Проще всего воспринять документальный полнометражный фильм «Аустерлиц» признанного документалиста Сергея Лозницы в качестве коллективного портрета посетителей своего рода «парка нацистского периода» (если обыграть надпись Jurassic Park на майке одного из любопытствующих, который вглядывается как раз в сторону скрытой камеры, естественно, не замечая её). Разношёрстная публика, одетая по-летнему и вроде как праздно шатающаяся по территории бывшего концлагеря (в основном съёмки велись в Заксенхаузене), действительно может напомнить отдыхающих в каком-нибудь парке развлечений типа Диснейленда, о чём немедленно написали некоторые рецензенты, а кто-то даже заклеймил автора картины, заподозрив нехороший политический смысл в этом послании украинца, давно проживающего в Германии.
Однако метод как бы постороннего наблюдения и сознательного невмешательства в происходящее, как и демонстративное нежелание создателя подобных лент навязывать зрителям свою собственную интерпретацию событий, присущи Лознице практически на всём протяжении его творческой карьеры в кино. Когда он намеренно называл «Портретом» фильм, в котором больше сельских пейзажей в кадре, нежели человеческих лиц, а «Пейзажем», напротив, ту картину, где камера безостановочно и плавно снимала людей, столпившихся на остановке автобуса, в этом как раз проявлялась принципиальная позиция режиссёра, опровергающего наши заранее сформированные предположения насчёт того, что мы увидим на экране.

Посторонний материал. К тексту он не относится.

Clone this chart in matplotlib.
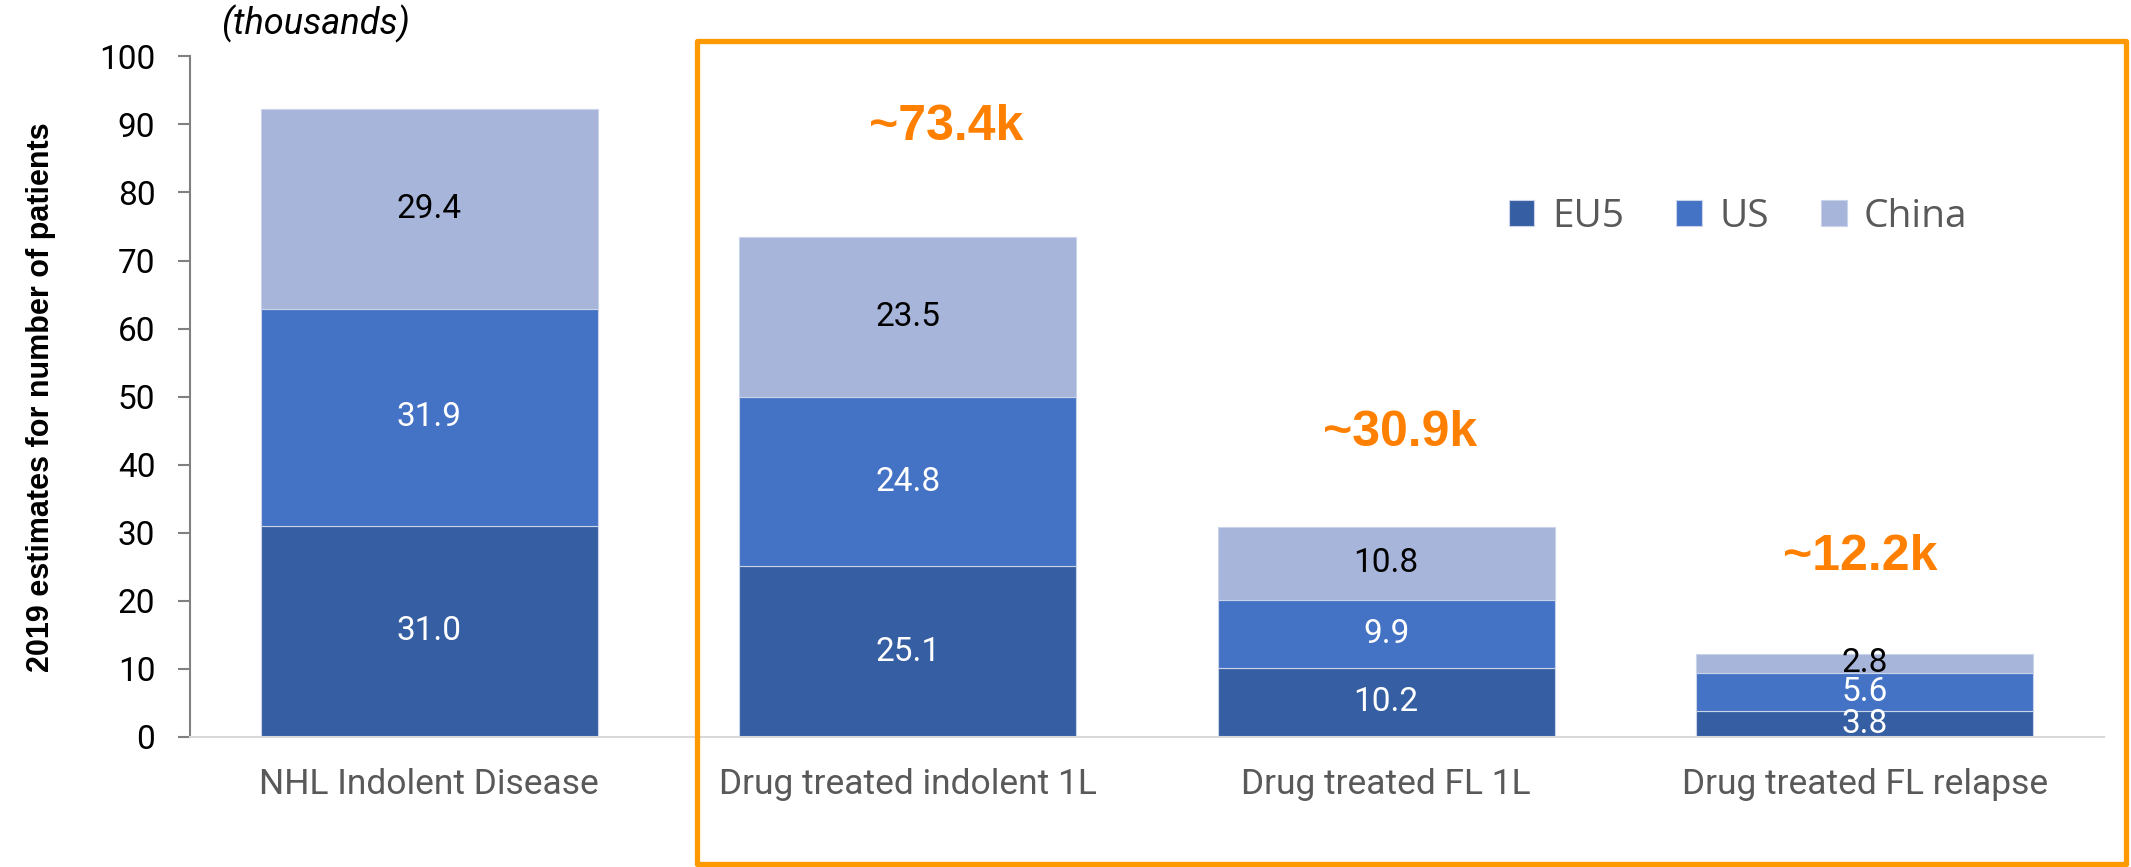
import matplotlib
matplotlib.use("Agg")
import matplotlib.pyplot as plt
from matplotlib.patches import Rectangle
import numpy as np

# data (thousands of patients, 2019 estimates)
categories = ["NHL Indolent Disease", "Drug treated indolent 1L",
              "Drug treated FL 1L", "Drug treated FL relapse"]
series_names = ["EU5", "US", "China"]
eu5 = [31.0, 25.1, 10.2, 3.8]
us = [31.9, 24.8, 9.9, 5.6]
china = [29.4, 23.5, 10.8, 2.8]
callouts = ["~73.4k", "~30.9k", "~12.2k"]
y_ticks = [0, 10, 20, 30, 40, 50, 60, 70, 80, 90, 100]

colors = ["#365EA2", "#4472C4", "#A7B5DA"]
label_colors = ["white", "white", "black"]

fig = plt.figure(figsize=(21.31, 8.67), dpi=100)
ax = fig.add_axes([0.0892, 0.150, 0.8981, 0.785])

x = np.arange(len(categories))
bottom = np.zeros(len(categories))
for vals, name, col, tcol in zip([eu5, us, china], series_names, colors, label_colors):
    vals = np.array(vals)
    ax.bar(x, vals, bottom=bottom, width=0.705, color=col, label=name,
           edgecolor="#c9d3ea", linewidth=0.8)
    for xi, b, v in zip(x, bottom, vals):
        ax.text(xi, b + v / 2, "%.1f" % v, ha="center", va="center",
                fontsize=24, color=tcol, family="Roboto")
    bottom = bottom + vals

# orange totals over the boxed bars
offsets = [0.08, 0.03, -0.01]
heights = [89.6, 44.7, 26.4]
for i, txt in enumerate(callouts):
    ax.text(x[i + 1] + offsets[i], heights[i], txt, ha="center", va="center",
            fontsize=36, fontweight="bold", color="#FF8000",
            family="Liberation Sans")

ax.set_xlim(-0.5, len(categories) - 0.5)
ax.set_ylim(0, 100)
ax.set_yticks(y_ticks)
ax.set_xticks(x)
ax.set_xticklabels(categories, fontsize=25.5, color="#595959", family="Roboto")
for lab in ax.get_yticklabels():
    lab.set_fontsize(24)
    lab.set_family("Roboto")
ax.tick_params(axis="x", length=0, pad=22)
ax.tick_params(axis="y", length=9, width=1.5, color="#808080", pad=16)

for s in ["top", "right"]:
    ax.spines[s].set_visible(False)
ax.spines["left"].set_color("#808080")
ax.spines["left"].set_linewidth(1.5)
ax.spines["bottom"].set_color("#D9D9D9")
ax.spines["bottom"].set_linewidth(1.5)

leg = ax.legend(loc="center", bbox_to_anchor=(0.809, 0.764), ncol=3,
                frameon=False, handlelength=0.65, handleheight=0.65,
                handletextpad=0.45, columnspacing=1.35,
                prop={"family": "Open Sans", "size": 28})
for t in leg.get_texts():
    t.set_color("#595959")

fig.text(0.0192, 0.542, "2019 estimates for number of patients", rotation=90,
         ha="center", va="center", fontsize=22, fontweight="bold",
         family="Liberation Sans")
fig.text(0.148, 0.972, "(thousands)", ha="center", va="center", fontsize=26,
         style="italic", family="Roboto")

# orange frame around the drug-treated groups
fig.patches.append(Rectangle((0.327, 0.004), 0.6705, 0.949, transform=fig.transFigure,
                             fill=False, edgecolor="#FF9900", linewidth=3.8,
                             joinstyle="round"))

fig.savefig("out.png", dpi=100)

«Аустерлиц» можно считать в каком-то плане заключительной частью условной трилогии Сергея Лозницы, начатой «Майданом» и продолженной в «Событии». Казалось бы, какая вообще связь существует между этими лентами? Разве что именно то, что в объективе камеры оказывается толпа, ведущая себя стихийно или вполне цивильно и даже чересчур буднично в неподобающем месте, показанная на общем плане или всё-таки приближенно к зрителям. Ну, и общим следует признать наличие исторического момента, относящегося к давно прошедшему времени или творящегося у нас на глазах. Хотя для автора, пожалуй, куда важнее зафиксировать, разумеется, невидимый, но непостижимо ощущаемый ход Истории, попытаться ухватить то, как постоянно действует и вновь воспроизводится механизм Памяти, а люди всё равно хотят так или иначе почувствовать себя хоть на мгновение быть причастными к этому, попасть в поле зрения камеры документалиста или сделать «селфи», снять родственников и друзей на мобильные телефоны в качестве прямого подтверждения того, что они тоже там были.
Вроде бы никто не догадался сравнить «Аустерлиц» с прославленным фильмом «Ночь и туман» Алена Рене, где не только мощно и трагически прозвучал мотив беспощадного и бесчеловечного уничтожения людей в нацистских концлагерях, но и деятельность этих «конвейеров смерти» была показана как изнуряющая, утомительная, нудная, словно роботизированная работа бездушных исполнителей. И в определённом смысле может напомнить добровольное и из благих побуждений массовое посещение туристами мест пыток, издевательств и физического истребления сотен тысяч примерно таких же обычных граждан, только более семи десятилетий назад, своего рода выматывающий труд. На лицах тех, кто выходит из концлагеря, где красуется издевательская надпись на немецком: Arbeit macht frei («Труд освобождает»), и около которой многие желают сфотографироваться на память, вряд ли можно заметить скорбные эмоции, страх от всего увиденного. Скорее, посетители испытывают особого рода удовлетворение, что избавились от трудной работы, прошли необходимый крестный путь, приобщились к тяжёлой памяти минувшего. И теперь - свободны!
Но ещё хочется упомянуть другую ассоциацию, возникающую во время просмотра картины Лозницы. Из-за того, что скрытая камера чаще всего статично и долго запечатлевает мимо идущие людские потоки, создаётся ощущение, будто за ними внимательно следят призраки прошлого, неупокоенные души всех убиенных. Если вспомнить недавнюю ленту «Сын Саула» Ласло Немеша, снятую, напротив, лихорадочно и как бы с полным зрительским погружением в то, что происходит в концлагере, вполне можно было бы назвать «Аустерлиц» следующим образом: «Правнуки Саула». Конечно, среди туристов в мемориале кого только нет: и испанцы, и американцы, и вездесущие японцы. Вовсе не в еврействе же дело! Да и у Немеша отнюдь не значим факт наличия родства Саула (по-венгерски правильно - Шаула) с тем мальчиком, которого он стремится спасти от смерти. Речь следует вести о том, насколько потомки (даже те, чьи предки не были истреблены или же вообще участвовали в уничтожении) способны не дежурно и не отрабатывая некую повинность хранить историческую память?